As example, for illustration purpose only, we applied our procedure in a similar context of Shin et al (2015), to data on circulating miRNAs in plasma from 20 hepatocellular carcinoma (HCC) patients and 20 healthy donors (GSE50013) retrieved from the Gene Expression Omnibus database (http://www.ncbi.nlm.nih.gov/gds). By applying our NqA algorithm (Verderio et al, 2014), four miRNAs were identified as potential diagnostic biomarkers for HCC. As reported in Table 1, the AUC value observed for each of these miRNAs ranged from 0.739 to 0.841. Interestingly, by combining these miRNAs with the PMLE approach, we observed a sensible increment of the predictive capability with an AUC value of 0.953. In addition, we obtained a more parsimonious model based only on three miRNAs (AUC=0.923) without the loss of discriminatory power. A similar AUC value (AUC=0.920) was observed by applying the least absolute shrinkage and selection operator (LASSO) method (Tibshirani, 1996). Notably, the two approaches retained the same three miRNAs.

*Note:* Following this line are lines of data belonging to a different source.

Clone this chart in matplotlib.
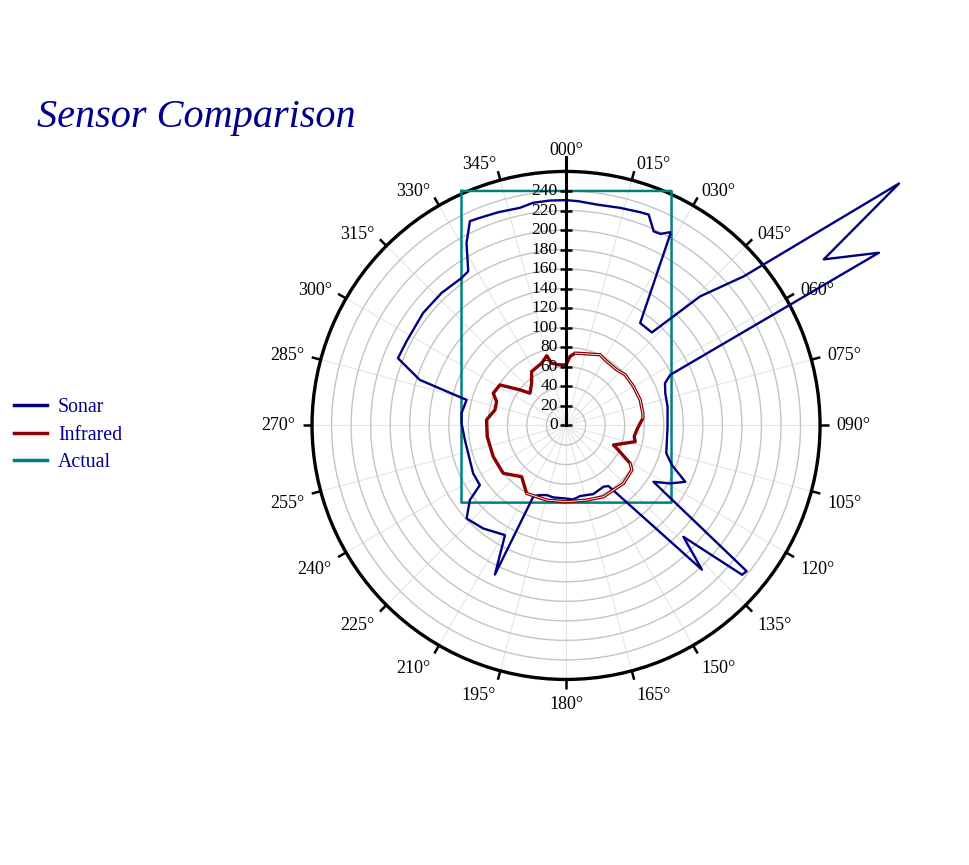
import numpy as np
import matplotlib
matplotlib.use('Agg')
import matplotlib.pyplot as plt
from matplotlib.lines import Line2D

plt.rcParams['font.family'] = ['Liberation Serif', 'DejaVu Serif']

# bearings (deg, clockwise from north) and ranges
sonar_deg = [0, 3.1, 7.9, 14.0, 19.2, 21.4, 24.3, 26.2, 28.3, 28.6, 35.9, 42.7,
             46.1, 50.0, 54.0, 57.2, 61.1, 64.1, 66.9, 72.0, 79.5, 90.7, 100.0,
             105.5, 110.5, 115.3, 119.1, 122.8, 123.3, 128.9, 130.3, 133.5,
             136.7, 145.0, 148.6, 158.3, 168.8, 174.3, 180.8, 190.0, 195.5,
             201.7, 204.7, 205.5, 209.1, 218.8, 226.9, 232.2, 235.3, 242.7,
             261.8, 271.2, 276.7, 284.4, 287.3, 291.8, 297.7, 308.2, 316.8,
             324.7, 327.6, 331.4, 334.8, 337.5, 342.4, 348.0, 351.6, 355.9]
sonar_rng = [230.6, 229.9, 228.3, 229.5, 231.1, 231.8, 218.0, 218.5, 224.7, 222.6,
             129.4, 129.5, 190.6, 237.4, 421.3, 313.8, 365.8, 118.6, 110.1, 106.8,
             105.7, 103.9, 104.7, 106.5, 115.7, 135.0, 122.0, 106.5, 111.3, 237.5,
             236.3, 165.6, 202.8, 75.7, 73.5, 75.6, 73.7, 76.1, 74.7, 74.8, 74.0,
             76.7, 80.4, 169.1, 128.5, 135.3, 139.4, 124.6, 107.3, 107.0, 104.6,
             107.0, 107.7, 105.1, 156.8, 185.3, 184.6, 186.2, 186.1, 185.0, 186.9,
             212.8, 231.1, 230.1, 229.0, 227.7, 230.4, 230.8]

ir_deg = [0, 3.3, 7.1, 16.1, 25.7, 32.5, 42.4, 49.4, 60, 71, 81, 84.7, 88.3,
          93.6, 99.3, 103.2, 112.4, 114.3, 120.6, 124.1, 135.3, 152.3, 164.5,
          180, 194.5, 210.1, 220.9, 232.7, 246.8, 261.9, 274, 282.3, 289, 293.9,
          301.5, 307.7, 311.8, 320.8, 327.5, 338.6, 344.5, 347, 352.8]
ir_rng = [62, 70.7, 74.6, 76.3, 80.3, 77.6, 77.1, 79.7, 79.7, 80.3, 79.6, 79.0,
          75.9, 72.6, 70.7, 72.7, 52.5, 57, 76.2, 81.4, 83.5, 82.4, 79.3, 78.1,
          78.9, 80.4, 69.4, 80.8, 81.1, 81.5, 81.6, 74.5, 75.2, 81.5, 79.4, 59.6,
          49.5, 55.8, 65.5, 68.5, 74, 65.4, 62.6]

# actual room outline: corners
actual_deg = [335.97, 24.23, 126.19, 233.56, 335.97]
actual_rng = [262.8, 263.2, 133.8, 133.0, 262.8]

ang_ticks = list(range(0, 360, 15))
ang_labels = ['%03d°' % a for a in ang_ticks]
r_ticks = list(range(0, 241, 20))

navy = '#000080'
fig = plt.figure(figsize=(9.69, 8.65), dpi=100)
ax = fig.add_axes([0.3220, 0.2145, 0.5243, 0.5873], projection='polar')
ax.set_theta_zero_location('N')
ax.set_theta_direction(-1)
ax.set_ylim(0, 260)
ax.set_yticks(r_ticks[1:])
ax.set_yticklabels([])
ax.yaxis.grid(True, color='#c4c4c4', lw=1)
ax.set_xticks(np.deg2rad(ang_ticks))
ax.set_xticklabels([])
ax.xaxis.grid(True, color='#e4e4e4', lw=0.8)
ax.tick_params(axis='both', length=0)
ax.spines['polar'].set_linewidth(2.4)

# compass ticks and labels
for a, lab in zip(ang_ticks, ang_labels):
    th = np.deg2rad(a)
    ax.plot([th, th], [260, 269.5], color='black', lw=1.8, clip_on=False,
            solid_capstyle='butt')
    s, c = np.sin(th), np.cos(th)
    ha = 'left' if s > 0.05 else ('right' if s < -0.05 else 'center')
    va = 'baseline' if c > 0.05 else ('top' if c < -0.05 else 'center')
    dy = -3.6 if (c > 0.05 and abs(s) > 0.05) else 0
    ax.annotate(lab, xy=(th, 277), xytext=(0, dy), textcoords='offset points',
                ha=ha, va=va, fontsize=13, annotation_clip=False)

# radial axis along 000
ax.plot([0, 0], [0, 275], color='black', lw=2.2, clip_on=False, zorder=5)
ax.plot(np.zeros(len(r_ticks)), r_ticks, ls='none', marker='_', ms=9, mew=1.8,
        color='black', clip_on=False, zorder=5)
for r in r_ticks:
    ax.annotate(str(r), xy=(0, r), xytext=(-6, 0), textcoords='offset points',
                ha='right', va='center', fontsize=12.5, zorder=6)

ax.plot(np.deg2rad(actual_deg), actual_rng, color='#008080', lw=1.8,
        clip_on=False, zorder=3)
ax.plot(np.deg2rad(sonar_deg + sonar_deg[:1]), sonar_rng + sonar_rng[:1],
        color=navy, lw=1.7, clip_on=False, zorder=4)
ax.plot(np.deg2rad(ir_deg + ir_deg[:1]), ir_rng + ir_rng[:1],
        color='#8B0000', lw=2.4, zorder=4)
# thin light stripe seen inside parts of the infrared trace
for a, b in [(2, 12), (18, 26)]:
    ax.plot(np.deg2rad(ir_deg[a:b]), ir_rng[a:b], color='white', lw=0.6, zorder=4)

fig.text(0.038, 0.853, 'Sensor Comparison', fontsize=29, style='italic',
         color='#00008B', va='baseline')

handles = [Line2D([], [], color=navy, lw=2.5),
           Line2D([], [], color='#8B0000', lw=2.5),
           Line2D([], [], color='#008080', lw=2.5)]
fig.legend(handles, ['Sonar', 'Infrared', 'Actual'], loc='center left',
           bbox_to_anchor=(0.0144, 0.497), frameon=False, fontsize=14.3,
           labelcolor='#00008B', handlelength=1.66, handletextpad=0.55,
           labelspacing=0.43, borderpad=0, borderaxespad=0)

fig.savefig('out.png', dpi=100)
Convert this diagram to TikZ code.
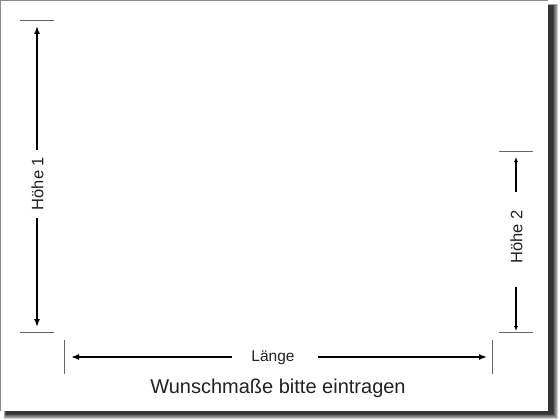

Table 1 Estimated AUC and 95% confidence interval (CI) of the considered model

In conclusion, this example shows that a more appropriate way to get the information for the evaluation of miRNAs as biomarkers could be interpreting their predictive role in a multivariate fashion or following Collins et al (2015), that ‘Prediction is inherently multivariable’.

This suggests the need of resorting to statistical procedures, generally based on advanced methods, in order to properly embrace the complexity of the data with the ultimate aim of better predicting the presence/absence of disease.